The scandal that toppled Bundesbank President Ernst Welteke last week was a typically German one - no sex, no espionage, no bribery, just a relatively minor lapse of judgment that smacked of greed.

With Germans already furious at welfare cuts handed down by their leaders and fat bonuses paid to top business excutives, news that Mr Welteke let a commercial bank pay a €7,661 hotel bill for him was a career killer.

Mr Welteke, 61, tried to hang on for almost two weeks as calls for his resignation mounted. But reports on Friday that he also accepted an invitation by carmaker BMW to see the 2003 Monte Carlo Grand Prix dealt the fatal blow, and he stepped down.

"This reflects the inability of an affable man to understand that standards have become stricter and that practices that used to be tolerated are not accepted anymore," Frankfurter Rundschau newspaper wrote in an editorial on the affair.

Chancellor Gerhard Schroeder's government, acutely aware of the mood in the country and facing tough elections this year, was especially vocal in demanding that Mr Welteke go, breaking ties with the fellow Social Democrat it appointed in 1999.

Sueddeutsche Zeitung wrote in an editorial: "Since the Welteke scandal has been boiling, many have begun to see the Bundesbank as just another one of those companies led by money-grabbers - and politically appointed at that."

Berlin stressed that Mr Welteke's conduct in letting Dresdner Bank pay for a four-night stay for him and his family at Berlin's Adlon Hotel during the January 1, 2002 launch of euro cash risked hurting the central bank's moral authority.

It would be unacceptable behaviour for a cabinet minister, the government said the day a magazine reported about the bill in early April.

The past decade or so has indeed seen a number of ministers toppled over seemingly minor abuses of office.
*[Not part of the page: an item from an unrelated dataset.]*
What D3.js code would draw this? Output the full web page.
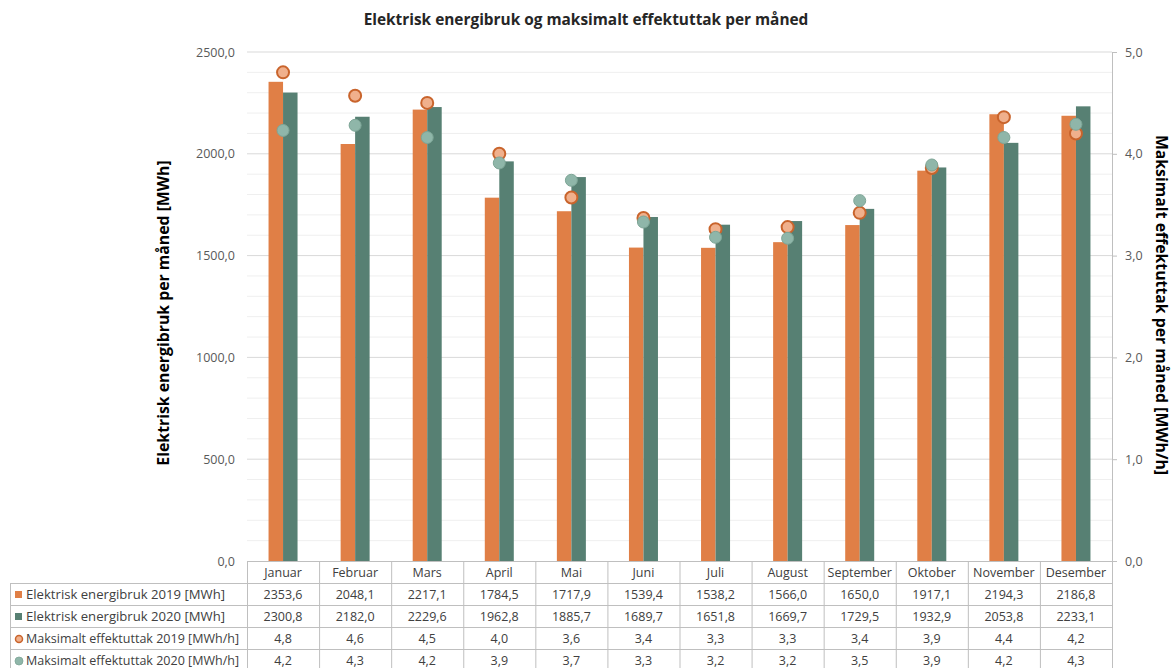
<!DOCTYPE html>
<html><head><meta charset="utf-8">
<script src="https://cdn.jsdelivr.net/npm/d3@7"></script>
<style>
body{margin:0;background:#fff;}
text{font-family:"Open Sans","Noto Sans",sans-serif;}
</style></head>
<body><svg id="c" width="1172" height="668"></svg>
<script>
const months = ["Januar","Februar","Mars","April","Mai","Juni","Juli","August","September","Oktober","November","Desember"];
const energy2019 = [2353.6,2048.1,2217.1,1784.5,1717.9,1539.4,1538.2,1566.0,1650.0,1917.1,2194.3,2186.8];
const energy2020 = [2300.8,2182.0,2229.6,1962.8,1885.7,1689.7,1651.8,1669.7,1729.5,1932.9,2053.8,2233.1];
const peak2019 = [4.80,4.57,4.50,4.00,3.57,3.37,3.26,3.28,3.42,3.86,4.36,4.20];
const peak2020 = [4.23,4.28,4.16,3.91,3.74,3.33,3.18,3.17,3.54,3.89,4.16,4.29];
const leftTicks = [0,500,1000,1500,2000,2500];
const rightTicks = [0,1,2,3,4,5];
const seriesNames = ["Elektrisk energibruk 2019 [MWh]","Elektrisk energibruk 2020 [MWh]","Maksimalt effektuttak 2019 [MWh/h]","Maksimalt effektuttak 2020 [MWh/h]"];

const C19="#e07f46", C20="#578073", P19F="#f0b08c", P19S="#c9642c", P20F="#8fb6a9", P20S="#7da596";
const svg=d3.select("#c");
const L=247,R=1112,T=52,B=561;
const x=d3.scaleBand().domain(months).range([L,R]);
const y=d3.scaleLinear().domain([0,2500]).range([B,T]);
const y2=d3.scaleLinear().domain([0,5]).range([B,T]);
const fmt=v=>d3.format(".1f")(v).replace(".",",");

// minor grid
svg.append("g").selectAll("line").data(d3.range(100,2501,100).filter(v=>v%500!==0)).join("line")
 .attr("x1",L).attr("x2",R).attr("y1",d=>y(d)).attr("y2",d=>y(d)).attr("stroke","#efefef").attr("stroke-width",1);
svg.append("g").selectAll("line").data(leftTicks.filter(v=>v>0)).join("line")
 .attr("x1",L).attr("x2",R).attr("y1",d=>y(d)).attr("y2",d=>y(d)).attr("stroke","#d9d9d9").attr("stroke-width",1);

// left axis labels
const ax=svg.append("g").attr("transform",`translate(${L},0)`).call(d3.axisLeft(y).tickValues(leftTicks).tickFormat(fmt).tickSize(0).tickPadding(12));
ax.select(".domain").remove();
ax.selectAll("text").attr("font-size",12.5).attr("fill","#595959");
// right axis
const ax2=svg.append("g").attr("transform",`translate(${R},0)`).call(d3.axisRight(y2).tickValues(rightTicks).tickFormat(fmt).tickSize(5).tickSizeOuter(0).tickPadding(8));
ax2.select(".domain").attr("stroke","#bfbfbf");
ax2.selectAll(".tick line").attr("stroke","#bfbfbf");
ax2.selectAll("text").attr("font-size",12.5).attr("fill","#595959");

// bars
const bw=14.5;
svg.append("g").selectAll("rect").data(months).join("rect")
 .attr("x",d=>x(d)+x.bandwidth()/2-bw).attr("width",bw)
 .attr("y",(d,i)=>y(energy2019[i])).attr("height",(d,i)=>B-y(energy2019[i])).attr("fill",C19);
svg.append("g").selectAll("rect").data(months).join("rect")
 .attr("x",d=>x(d)+x.bandwidth()/2).attr("width",bw)
 .attr("y",(d,i)=>y(energy2020[i])).attr("height",(d,i)=>B-y(energy2020[i])).attr("fill",C20);
// points
svg.append("g").selectAll("circle").data(months).join("circle")
 .attr("cx",d=>x(d)+x.bandwidth()/2).attr("cy",(d,i)=>y2(peak2019[i])).attr("r",6)
 .attr("fill",P19F).attr("stroke",P19S).attr("stroke-width",2);
svg.append("g").selectAll("circle").data(months).join("circle")
 .attr("cx",d=>x(d)+x.bandwidth()/2).attr("cy",(d,i)=>y2(peak2020[i])).attr("r",6)
 .attr("fill",P20F).attr("stroke",P20S).attr("stroke-width",1);

// titles
svg.append("text").attr("x",586).attr("y",25).attr("text-anchor","middle").attr("font-size",15.4).attr("font-weight","bold").attr("fill","#262626")
 .text("Elektrisk energibruk og maksimalt effektuttak per måned");
svg.append("text").attr("transform",`translate(169,313) rotate(-90)`).attr("text-anchor","middle").attr("font-size",15.8).attr("font-weight","bold").attr("fill","#000")
 .text("Elektrisk energibruk per måned [MWh]");
svg.append("text").attr("transform",`translate(1156,305) rotate(90)`).attr("text-anchor","middle").attr("font-size",15.8).attr("font-weight","bold").attr("fill","#000")
 .text("Maksimalt effektuttak per måned [MWh/h]");

// data table
const rowY=[561,583,605,627,649,671];
const tb=svg.append("g");
const lc="#bfbfbf";
tb.append("line").attr("x1",L).attr("x2",R).attr("y1",rowY[0]+.5).attr("y2",rowY[0]+.5).attr("stroke",lc);
for(let r=1;r<rowY.length;r++) tb.append("line").attr("x1",10).attr("x2",R).attr("y1",rowY[r]+.5).attr("y2",rowY[r]+.5).attr("stroke",lc);
tb.selectAll(".vl").data(months.concat(["end"])).join("line")
 .attr("x1",(d,i)=>(i<12?x(d):R)+.5).attr("x2",(d,i)=>(i<12?x(d):R)+.5).attr("y1",rowY[0]).attr("y2",668).attr("stroke",lc);
tb.append("line").attr("x1",10.5).attr("x2",10.5).attr("y1",rowY[1]).attr("y2",668).attr("stroke",lc);
tb.selectAll(".hd").data(months).join("text").attr("x",d=>x(d)+x.bandwidth()/2).attr("y",(rowY[0]+rowY[1])/2+4.5)
 .attr("text-anchor","middle").attr("font-size",12.5).attr("fill","#404040").text(d=>d);
const rows=[energy2019,energy2020,peak2019,peak2020];
rows.forEach((arr,r)=>{
  const cy=(rowY[r+1]+rowY[r+2])/2;
  tb.append("g").selectAll("text").data(arr).join("text").attr("x",(d,i)=>x(months[i])+x.bandwidth()/2).attr("y",cy+4.5)
   .attr("text-anchor","middle").attr("font-size",12.5).attr("fill","#404040").text(d=>fmt(d));
  tb.append("text").attr("x",26).attr("y",cy+4.5).attr("font-size",12.8).attr("fill","#404040")
   .attr("textLength",r<2?199:213).attr("lengthAdjust","spacingAndGlyphs").text(seriesNames[r]);
  if(r<2) tb.append("rect").attr("x",15).attr("y",cy-3).attr("width",7).attr("height",7).attr("fill",r==0?C19:C20);
  else tb.append("circle").attr("cx",19).attr("cy",cy+1).attr("r",r==2?3.5:4).attr("fill",r==2?P19F:P20F).attr("stroke",r==2?P19S:P20S).attr("stroke-width",r==2?1.5:0.8);
});
</script></body></html>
Juergen Moellemann, who committed suicide last year in a parachute jump, quit as economy minister under former Chancellor Helmut Kohl in 1993. He had sent letters on official notepaper promoting a product manufactured by a cousin.

Transport Minister Guenther Krause resigned in the same year for billing the government to move house for about $4,000.
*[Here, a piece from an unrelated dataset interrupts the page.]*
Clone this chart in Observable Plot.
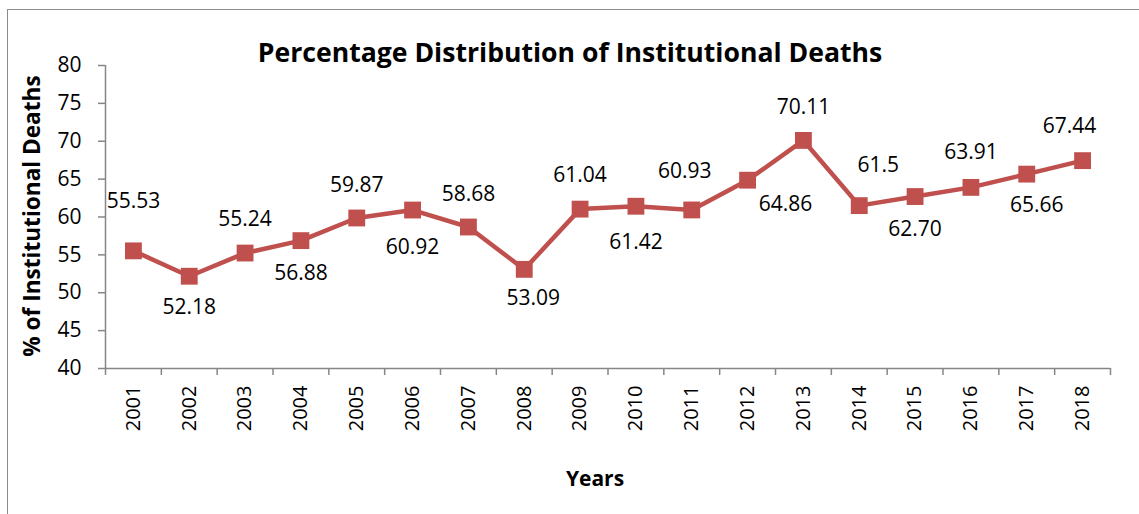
<!DOCTYPE html>
<html>
<head>
<meta charset="utf-8">
<script src="https://cdn.jsdelivr.net/npm/d3@7"></script>
<script src="https://cdn.jsdelivr.net/npm/@observablehq/plot@0.6"></script>
<style>
  html, body { margin: 0; padding: 0; background: #fff; }
  #wrap { position: relative; width: 1139px; height: 514px; overflow: hidden; font-family: "Open Sans", Lato, sans-serif; }
  #frame { position: absolute; left: 7px; top: 9px; width: 1140px; height: 520px; border-top: 1px solid #8c8c8c; border-left: 1px solid #8c8c8c; }
  #chart { position: absolute; left: 0; top: 0; }
  .lbl { position: absolute; font-weight: bold; color: #000; white-space: nowrap; }
  #title { left: 570px; top: 52px; transform: translate(-50%, -50%); font-size: 26.6px; }
  #xlab { left: 595px; top: 478px; transform: translate(-50%, -50%); font-size: 21px; }
  #ylab { left: 31px; top: 216px; transform: translate(-50%, -50%) rotate(-90deg); font-size: 22.6px; }
</style>
</head>
<body>
<div id="wrap">
  <div id="frame"></div>
  <div id="chart"></div>
  <div class="lbl" id="title">Percentage Distribution of Institutional Deaths</div>
  <div class="lbl" id="ylab">% of Institutional Deaths</div>
  <div class="lbl" id="xlab">Years</div>
</div>
<script>
const years = [2001, 2002, 2003, 2004, 2005, 2006, 2007, 2008, 2009, 2010, 2011, 2012, 2013, 2014, 2015, 2016, 2017, 2018];
const values = [55.53, 52.18, 55.24, 56.88, 59.87, 60.92, 58.68, 53.09, 61.04, 61.42, 60.93, 64.86, 70.11, 61.5, 62.70, 63.91, 65.66, 67.44];
const valueLabels = ["55.53", "52.18", "55.24", "56.88", "59.87", "60.92", "58.68", "53.09", "61.04", "61.42", "60.93", "64.86", "70.11", "61.5", "62.70", "63.91", "65.66", "67.44"];
const labelSide = ["above", "below", "above", "below", "above", "below", "above", "below", "above", "below", "above", "below", "above", "above", "below", "above", "below", "above"];
const yTicks = [40, 45, 50, 55, 60, 65, 70, 75, 80];

// ---- styling / layout (not data) ----
const RED = "#C0504D";
const AXIS = "#868686";
const FONT = "'Open Sans', Lato, sans-serif";
const nudge = {
  2001: [0, -50], 2002: [0, 31], 2003: [0, -34], 2004: [0, 33], 2005: [0, -33], 2006: [0, 37],
  2007: [0, -33], 2008: [9, 29], 2009: [0, -34], 2010: [0, 36], 2011: [-7, -39], 2012: [38, 24],
  2013: [0, -33], 2014: [19, -40], 2015: [0, 33], 2016: [0, -35], 2017: [10, 31], 2018: [-13, -34]
};

const rows = years.map((yr, i) => ({year: yr, value: values[i], label: valueLabels[i], side: labelSide[i]}));
const boundaries = [years[0] - 0.5, ...years.map(y => y + 0.5)];

const labelMarks = rows.map(r => {
  const [dx, dy] = nudge[r.year] || [0, r.side === "above" ? -34 : 33];
  return Plot.text([r], {x: "year", y: "value", text: "label", dx, dy, fontSize: 21, fill: "#000"});
});

const chart = Plot.plot({
  width: 1139,
  height: 514,
  marginLeft: 105,
  marginRight: 29,
  marginTop: 65,
  marginBottom: 146,
  x: {type: "linear", domain: [years[0] - 0.5, years[years.length - 1] + 0.5]},
  y: {domain: [40, 80]},
  style: {fontFamily: FONT, fontSize: "20px", color: "#000", background: "transparent"},
  marks: [
    Plot.axisY({ticks: yTicks, tickSize: 7, tickPadding: 17, stroke: AXIS, strokeWidth: 1.5, strokeOpacity: 1, label: null, fontSize: 21, tickFormat: d => String(d)}),
    Plot.axisX({ticks: boundaries, tickSize: 7, stroke: AXIS, strokeWidth: 1.5, strokeOpacity: 1, tickFormat: () => "", label: null}),
    Plot.axisX({ticks: years, tickSize: 0, tickPadding: 17, tickRotate: -90, tickFormat: d => String(d), label: null, fontSize: 20}),
    Plot.ruleY([40], {stroke: AXIS, strokeWidth: 1.5}),
    Plot.ruleX([years[0] - 0.5], {stroke: AXIS, strokeWidth: 1.5}),
    Plot.line(rows, {x: "year", y: "value", stroke: RED, strokeWidth: 4.5}),
    Plot.dot(rows, {x: "year", y: "value", symbol: "square", r: 9.5, fill: RED, stroke: "none"}),
    ...labelMarks
  ]
});
document.getElementById("chart").appendChild(chart);
</script>
</body>
</html>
After he was voted out of office in 1998, Mr Kohl himself was disgraced. He admitted accepting about $1 million in illegal campaign donations and in 2001 paid a fine to end a criminal fraud probe against him, although it was not alleged he had profited personally.
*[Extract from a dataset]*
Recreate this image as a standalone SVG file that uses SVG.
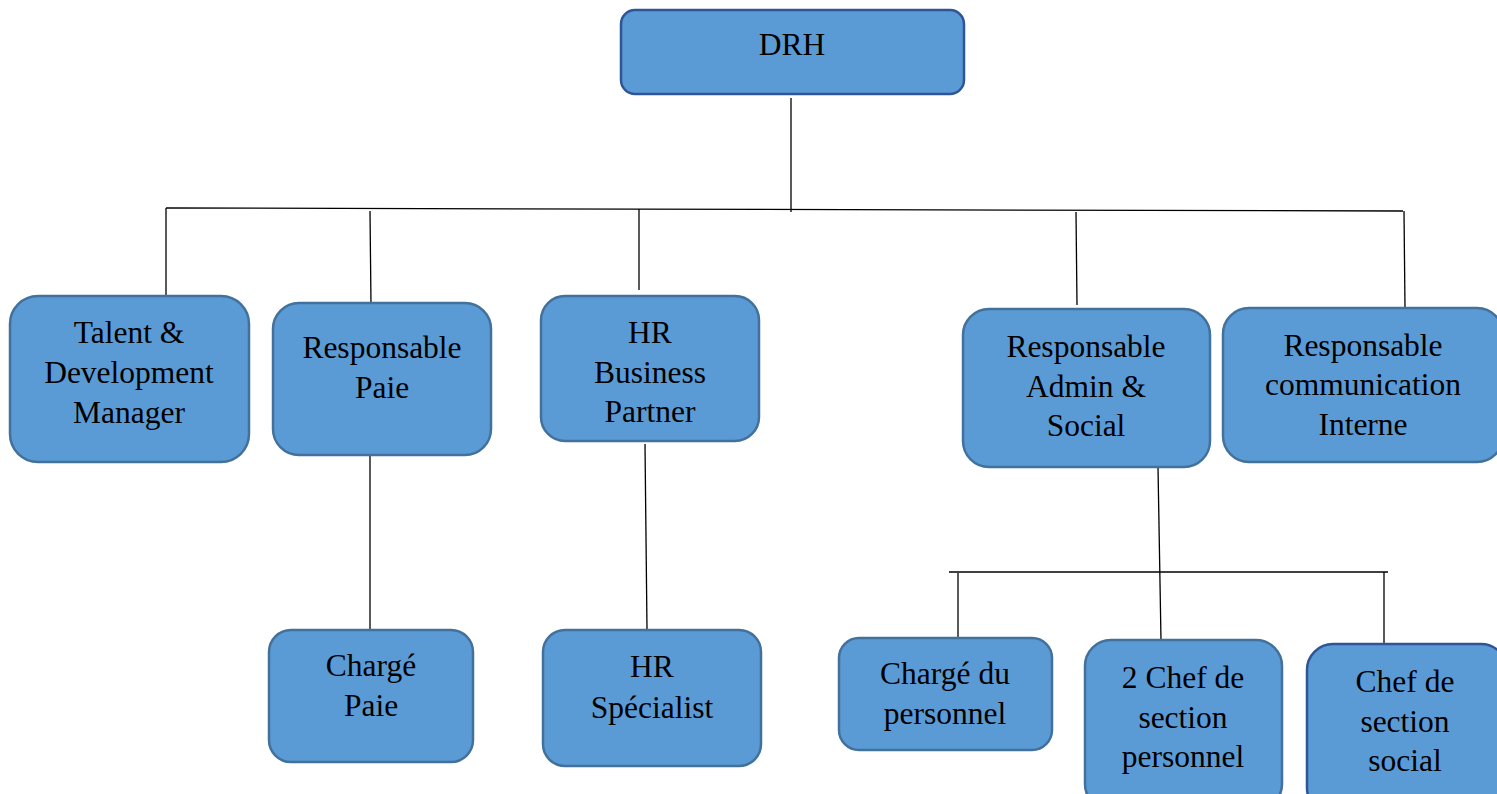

His successor Mr Schroeder sacked Defence Minister Rudolf Scharping in 2002 after Mr Scharping said he had received payments from a public relations agency, albeit before he became minister.

The private use of airline bonus miles gained on official trips has also got politicians into hot water here.

Sex scandals are almost unheard of in a nation where the chancellor and foreign minister have each had four wives and the two biggest cities, Berlin and Hamburg, are run by gay mayors.

But even the suspicion of irregularities involving money or of anti-Semitism can bring careers to an abrupt end. Berlin last year quickly fired a top general who had applauded remarks by a member of parliament widely seen as belittling the Holocaust.

With the ruling Social Democrats trailing the opposition conservatives by 20 points, Mr Schroeder cannot afford to let his government be tainted by scandal and has so far been spared ministerial upsets in his second term since 2002.

But the vigour with which it distanced itself from Mr Welteke right from the start of the allegations two weeks ago has stoked suspicions among conservative MPs that there was a conspiracy to remove Mr Welteke, who had criticised Berlin's policies.